Layered cocktails inspire new male birth control

Pictured: When the layers of the injection are exposed to infrared heat, the contraceptive mixes and dissolves. Source: Ahmad Syahrir (via Pexels)

By Holly Giles

We all know that part of the appeal of a cocktail is the fancy glass, the little umbrella and the coloured layers, but this week scientists in China have used this image as the inspiration for a new male birth control strategy. Currently for men there are only shortterm and long-term contraceptives in the form of condoms and vasectomy respectively. But condoms can fail, and many men are deterred from the alternative by the permanency of surgery.

Lead researcher Professor Xiaolei Wang and his colleagues at Nanchang University wanted to change this; their vision is to provide medium-term, reversible coverage for between 2 and 20 weeks. This comes after the discovery that the long-term use of female birth control pills can increase the likelihood of side effects such as blood clots and breast cancer. The unusual idea behind this new method could be the answer to current contraceptive issues.
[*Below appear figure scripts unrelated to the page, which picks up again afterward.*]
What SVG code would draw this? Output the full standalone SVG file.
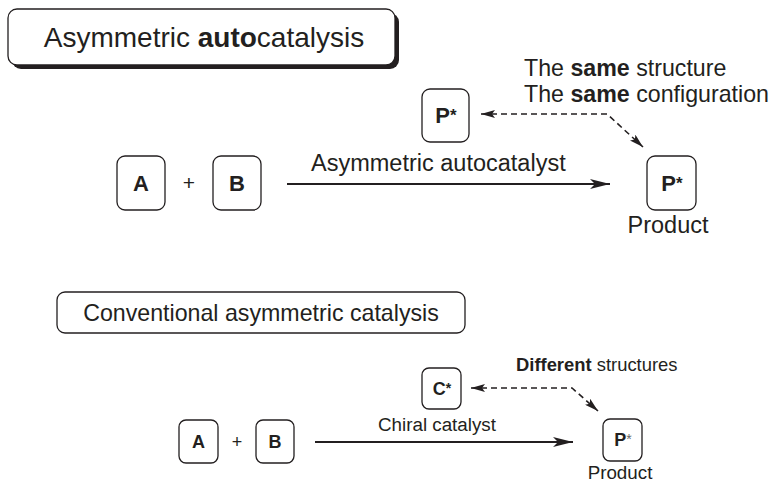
<svg xmlns="http://www.w3.org/2000/svg" width="771" height="484" viewBox="0 0 771 484">
<defs>
<style>
text{font-family:"Liberation Sans",Arial,sans-serif;fill:#231f20}
.box{fill:#fff;stroke:#231f20;stroke-width:1.3}
.b{font-weight:bold}
.line{stroke:#231f20;stroke-width:2;fill:none}
.dash{stroke:#231f20;stroke-width:1.6;fill:none;stroke-dasharray:6 4}
</style>
<marker id="ah" viewBox="0 0 20 10" refX="20" refY="5" markerWidth="20" markerHeight="10" markerUnits="userSpaceOnUse" orient="auto">
<path d="M0,0 L20,5 L0,10 L5,5 Z" fill="#231f20"/>
</marker>
<marker id="ahs" viewBox="0 0 14 8" refX="14" refY="4" markerWidth="14" markerHeight="8" markerUnits="userSpaceOnUse" orient="auto-start-reverse">
<path d="M0,0 L14,4 L0,8 L3,4 Z" fill="#231f20"/>
</marker>
</defs>
<rect width="771" height="484" fill="#fff"/>

<g id="title1">
<rect x="12" y="13" width="387" height="56" rx="9" fill="#231f20"/>
<rect x="8" y="9" width="387" height="56" rx="9" class="box"/>
<text x="204" y="47" font-size="28" text-anchor="middle">Asymmetric <tspan class="b">auto</tspan>catalysis</text>
</g>

<g id="A1">
<rect x="117" y="156" width="48" height="54" rx="8" class="box"/>
<text x="141" y="191" font-size="22" class="b" text-anchor="middle">A</text>
</g>
<text x="189" y="190" font-size="21" text-anchor="middle">+</text>
<g id="B1">
<rect x="213" y="156" width="48" height="54" rx="8" class="box"/>
<text x="237" y="191" font-size="22" class="b" text-anchor="middle">B</text>
</g>
<g id="P1top">
<rect x="422" y="89" width="47" height="53" rx="8" class="box"/>
<text x="446" y="123" font-size="22" class="b" text-anchor="middle">P<tspan font-size="17" dy="-2">*</tspan></text>
</g>
<g id="P1">
<rect x="647" y="156" width="49" height="54" rx="8" class="box"/>
<text x="672" y="191" font-size="22" class="b" text-anchor="middle">P<tspan font-size="17" dy="-2">*</tspan></text>
<text x="668" y="233" font-size="23.5" text-anchor="middle">Product</text>
</g>
<text x="524" y="76" font-size="23.2">The <tspan class="b">same</tspan> structure</text>
<text x="524" y="102" font-size="23.2">The <tspan class="b">same</tspan> configuration</text>

<g id="title2">
<rect x="57" y="292" width="408" height="41" rx="8" class="box"/>
<text x="261" y="321" font-size="23.2" text-anchor="middle">Conventional asymmetric catalysis</text>
</g>
<g id="A2">
<rect x="179" y="420" width="39" height="43" rx="7" class="box"/>
<text x="198.5" y="448" font-size="18" class="b" text-anchor="middle">A</text>
</g>
<text x="237" y="448" font-size="18" text-anchor="middle">+</text>
<g id="B2">
<rect x="256" y="420" width="38" height="43" rx="7" class="box"/>
<text x="275" y="448" font-size="18" class="b" text-anchor="middle">B</text>
</g>
<g id="C2">
<rect x="422" y="368" width="39" height="41" rx="7" class="box"/>
<text x="442" y="395" font-size="18" class="b" text-anchor="middle">C<tspan font-size="14" dy="-2">*</tspan></text>
</g>
<g id="P2">
<rect x="603" y="419" width="39" height="42" rx="7" class="box"/>
<text x="623" y="446" font-size="18" class="b" text-anchor="middle">P<tspan font-size="14" dy="-2" font-weight="normal" fill="#666">*</tspan></text>
<text x="620" y="479" font-size="18.8" text-anchor="middle">Product</text>
</g>
<text x="516" y="371" font-size="18.4"><tspan class="b">Different</tspan> structures</text>

<g id="connectors">
<line x1="287" y1="184" x2="610" y2="184" class="line" marker-end="url(#ah)"/>
<text x="311" y="171" font-size="23.5">Asymmetric autocatalyst</text>
<path d="M481,114 L607,114 L643,147" class="dash" marker-start="url(#ahs)" marker-end="url(#ahs)"/>
<line x1="315" y1="442" x2="573" y2="442" class="line" marker-end="url(#ah)"/>
<text x="378" y="431" font-size="18.8">Chiral catalyst</text>
<path d="M471,388 L572,388 L598,411" class="dash" marker-start="url(#ahs)" marker-end="url(#ahs)"/>
</g>
</svg>
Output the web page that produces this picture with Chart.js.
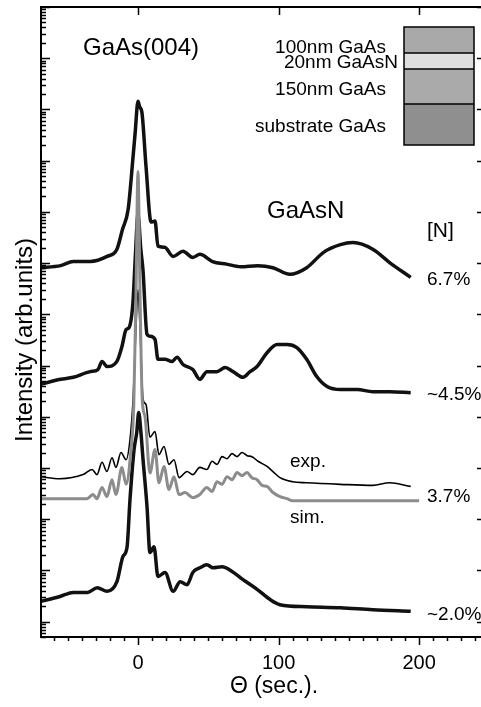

Wang’s team performed a series of trials on rats where four consecutive layers were injected into the vas deferens, the duct through which sperm travels from the testicle to the urethra: a hydrogel to form a physical barrier to sperm; gold nanoparticles; EDTA which breaks down the hydrogel and kills sperm; and another layer of gold nanoparticles. This cocktail of chemicals blocks the vas deferens and prevents sperm being released.

Upon exposure to infrared light the layers mix and dissolve, reversing the effect. Data released from the study looks very promising, as a group of rats were allowed to mate for a couple of months after injection and none of them became pregnant. The subjects were then exposed to near-infrared light for a few minutes and allowed to mate for a further few months, when pregnancy rates returned to normal. Now the researchers are scaling up the study to other animals, while hoping to work on humans in the near future.

There are still some concerns about the safety of the approach. It is unknown how long the contraception would last for humans or whether the buildup of blocked sperm would cause inflammation or injury. Also, it is not well understood how the vas deferens would react to the chemicals.

Evidently studies focusing on these potential risks are needed before this kind of injection can become a widespread procedure, but it is a great example of how scientists can be inspired by the world around them. Whether it works or not, it certainly brings a new meaning to the phrase “going out for cocktails”.